Autoencoder experiment
Again I used the ShapeNet point cloud you provided in combination with the provided caffe/experiments/ae_7_4.train.prototxt and executed each step as you describe it in the docs section, but my results are still way off.
My big question is:
Do you have any pointers for me, how I can get closer to reproducing your experiments? Or would you be so kind to share the trained models for both the Caffe adaptive OCNN classifier and autoencoder?
Thanks in advance
-
For the adaptive o-cnn, the basic component is already implemented in our Tensorflow-based implementation. However, I have not tested the adaptive o-cnn on tensorflow.
-
I have updated the
dataset.py
and fixed one parameter. Please pull the latest code and have a try. With depth-5 adaptive o-cnn, the classification accuracy is 89.4% before voting. After using the voting strategies, such as orientation pooling as mentioned in our paper, the performance will increase to about 90.5%. I have just run the experiment on my own PC today. The trained log and the last caffemodel can be downloaded here. Other results will be released soon. -
In the classification experiments, we use only the first 3 channals. According to my own experiments, with 4-channel signals, the testing accuracy may drop about 0.2, probably due to overfitting. In the autoencoder experiments, 4-channel signals are used.
I implemented voting to see if I am able to reproduce the accuracy for the adaptive O-CNN classification experiment. I am seeing some improvements after your last commit, but I am still not able to completely reproduce your results. I am on the latest version of the O-CNN repository and did a clean installation of Ubuntu and Caffe.

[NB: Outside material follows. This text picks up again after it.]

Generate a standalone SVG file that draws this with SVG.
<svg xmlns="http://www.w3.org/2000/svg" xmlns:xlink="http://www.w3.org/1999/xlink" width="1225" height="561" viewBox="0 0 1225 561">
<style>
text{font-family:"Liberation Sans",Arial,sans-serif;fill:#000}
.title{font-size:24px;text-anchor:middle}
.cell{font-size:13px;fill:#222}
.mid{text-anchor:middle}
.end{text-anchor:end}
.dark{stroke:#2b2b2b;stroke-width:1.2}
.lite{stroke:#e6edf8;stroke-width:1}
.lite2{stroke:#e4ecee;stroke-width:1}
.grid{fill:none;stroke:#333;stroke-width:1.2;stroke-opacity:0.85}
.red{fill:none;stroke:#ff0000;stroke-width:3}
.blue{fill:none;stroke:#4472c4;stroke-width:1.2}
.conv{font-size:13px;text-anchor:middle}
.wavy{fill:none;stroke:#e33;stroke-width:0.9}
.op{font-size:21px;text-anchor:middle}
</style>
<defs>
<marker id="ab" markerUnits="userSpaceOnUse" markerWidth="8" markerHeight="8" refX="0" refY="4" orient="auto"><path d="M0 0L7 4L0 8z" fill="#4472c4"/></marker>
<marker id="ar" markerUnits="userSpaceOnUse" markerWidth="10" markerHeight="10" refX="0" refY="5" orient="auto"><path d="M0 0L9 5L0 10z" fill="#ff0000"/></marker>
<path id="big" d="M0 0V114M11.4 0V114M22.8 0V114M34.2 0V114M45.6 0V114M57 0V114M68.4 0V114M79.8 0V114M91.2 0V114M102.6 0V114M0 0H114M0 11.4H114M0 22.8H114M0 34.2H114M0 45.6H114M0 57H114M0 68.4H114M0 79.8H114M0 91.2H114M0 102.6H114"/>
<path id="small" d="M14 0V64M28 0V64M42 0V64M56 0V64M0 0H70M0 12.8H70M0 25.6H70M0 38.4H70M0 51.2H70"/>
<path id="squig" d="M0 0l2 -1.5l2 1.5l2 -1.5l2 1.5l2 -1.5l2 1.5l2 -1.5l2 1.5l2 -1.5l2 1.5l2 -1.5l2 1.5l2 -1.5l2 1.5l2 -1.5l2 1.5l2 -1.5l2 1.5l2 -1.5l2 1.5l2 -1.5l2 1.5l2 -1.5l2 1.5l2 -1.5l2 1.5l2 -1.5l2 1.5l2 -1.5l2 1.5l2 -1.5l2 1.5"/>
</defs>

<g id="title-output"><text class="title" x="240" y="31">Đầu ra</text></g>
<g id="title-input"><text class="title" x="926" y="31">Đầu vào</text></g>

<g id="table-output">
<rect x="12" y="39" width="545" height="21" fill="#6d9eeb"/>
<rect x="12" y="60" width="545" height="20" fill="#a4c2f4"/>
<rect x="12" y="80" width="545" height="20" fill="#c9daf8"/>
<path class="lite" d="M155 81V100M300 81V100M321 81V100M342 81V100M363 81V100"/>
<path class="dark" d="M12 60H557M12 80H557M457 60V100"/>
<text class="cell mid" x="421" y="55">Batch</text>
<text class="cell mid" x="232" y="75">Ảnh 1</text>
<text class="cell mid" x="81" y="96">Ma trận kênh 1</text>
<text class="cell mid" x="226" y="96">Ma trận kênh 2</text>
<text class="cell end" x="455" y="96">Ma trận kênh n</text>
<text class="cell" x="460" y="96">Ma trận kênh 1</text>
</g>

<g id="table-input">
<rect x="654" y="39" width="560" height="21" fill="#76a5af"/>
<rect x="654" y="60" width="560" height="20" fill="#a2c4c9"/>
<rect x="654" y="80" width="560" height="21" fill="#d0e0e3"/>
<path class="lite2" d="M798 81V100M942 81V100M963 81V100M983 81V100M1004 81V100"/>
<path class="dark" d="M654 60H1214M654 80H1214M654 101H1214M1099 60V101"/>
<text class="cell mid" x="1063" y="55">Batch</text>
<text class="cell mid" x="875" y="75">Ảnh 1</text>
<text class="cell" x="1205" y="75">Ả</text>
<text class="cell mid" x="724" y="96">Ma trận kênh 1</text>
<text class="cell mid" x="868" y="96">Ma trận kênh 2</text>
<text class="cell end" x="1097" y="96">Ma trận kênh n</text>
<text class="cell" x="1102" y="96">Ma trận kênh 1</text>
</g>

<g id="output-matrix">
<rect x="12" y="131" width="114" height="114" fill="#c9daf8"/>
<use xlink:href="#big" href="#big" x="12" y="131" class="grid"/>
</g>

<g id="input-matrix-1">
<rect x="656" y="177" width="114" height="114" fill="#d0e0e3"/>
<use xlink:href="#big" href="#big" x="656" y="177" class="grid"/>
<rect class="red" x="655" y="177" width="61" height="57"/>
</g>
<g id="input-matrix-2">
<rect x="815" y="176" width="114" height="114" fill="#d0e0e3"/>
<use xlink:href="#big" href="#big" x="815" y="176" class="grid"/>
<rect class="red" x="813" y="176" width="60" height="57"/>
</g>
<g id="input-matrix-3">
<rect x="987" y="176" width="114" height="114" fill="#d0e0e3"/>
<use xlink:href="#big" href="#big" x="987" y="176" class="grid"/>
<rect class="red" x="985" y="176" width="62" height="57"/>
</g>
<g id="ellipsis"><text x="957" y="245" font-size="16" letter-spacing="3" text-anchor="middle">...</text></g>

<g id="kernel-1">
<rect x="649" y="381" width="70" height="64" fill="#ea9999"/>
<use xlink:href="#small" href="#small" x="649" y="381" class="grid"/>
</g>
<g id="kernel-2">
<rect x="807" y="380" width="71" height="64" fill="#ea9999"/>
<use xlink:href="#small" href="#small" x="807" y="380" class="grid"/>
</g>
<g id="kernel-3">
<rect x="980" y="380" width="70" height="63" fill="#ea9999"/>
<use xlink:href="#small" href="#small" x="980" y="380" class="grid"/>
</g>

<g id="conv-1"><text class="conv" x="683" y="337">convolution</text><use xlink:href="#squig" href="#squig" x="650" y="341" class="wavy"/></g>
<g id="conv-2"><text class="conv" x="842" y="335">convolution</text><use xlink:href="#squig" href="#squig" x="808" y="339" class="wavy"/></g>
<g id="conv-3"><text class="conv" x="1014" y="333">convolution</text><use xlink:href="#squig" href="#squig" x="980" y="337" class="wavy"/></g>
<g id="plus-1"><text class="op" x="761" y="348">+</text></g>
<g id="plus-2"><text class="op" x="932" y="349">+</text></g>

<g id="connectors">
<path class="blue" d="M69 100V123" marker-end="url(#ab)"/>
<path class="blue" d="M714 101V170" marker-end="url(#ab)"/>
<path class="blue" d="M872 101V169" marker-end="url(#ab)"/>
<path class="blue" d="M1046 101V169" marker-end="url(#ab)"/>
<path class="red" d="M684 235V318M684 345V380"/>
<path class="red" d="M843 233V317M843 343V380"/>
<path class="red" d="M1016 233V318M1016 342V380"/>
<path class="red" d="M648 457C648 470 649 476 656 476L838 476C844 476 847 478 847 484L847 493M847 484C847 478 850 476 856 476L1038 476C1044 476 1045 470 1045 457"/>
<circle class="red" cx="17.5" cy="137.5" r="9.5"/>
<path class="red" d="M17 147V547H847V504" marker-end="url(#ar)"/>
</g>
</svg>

depth 5 | depth 6 | depth 7 | |
---|---|---|---|
Reported AO-CNN classification accuracy with orientation pooling | 90.5% | 90.4% | 90.0% |
Reproduced Caffe AO-CNN classification accuracy with average voting | 89.7% | 89.2% | 89.1% |
Reproduced Caffe AO-CNN classification accuracy without voting | 89.1% | 88.9% | 88.6% |
I tested the model you uploaded in your previous comment and it performs better than any of my trained models. It achieves 89.4% without and 90.4% with voting on my machine. Is this something that is expected due to random initialization, or do you think I might still be doing something wrong?
-
Please compare your training log with the one I uploaded in my last post. And you can run several times and test the accuracies.
-
With a simple average voting strategy, the accuracy may increase by about 0.5%. With orientation pooling (for the detailed implementation (please refer to Section 4.4 of this paper ), the accuracy may increase by about 1.0%.
-
I ran the experiment multiple times, but it doesn't change much. The behavior over time is consistent with your training log, but I always seem to miss 0.2-0.3% in accuracy. In my opinion this is tolerable and a lot better than the 85.1% accuracy of my initial training round.
-
Thank you for clarifying and walking me through the process to reproduce your results! Orientation pooling explains the gap in accuracy and concludes the classification experiment for me.
-
I finally managed to reproduce the AO-CNN autoencoder experiment, the resulting Chamfer distance is 1.45
I have pushed the latest code to the master branch.
I automated the process to do the autoencoder experiment with python. I did the experiment last week, the results are reproducible. The trained log, model, and resulting chamfer distance can be downloaded here.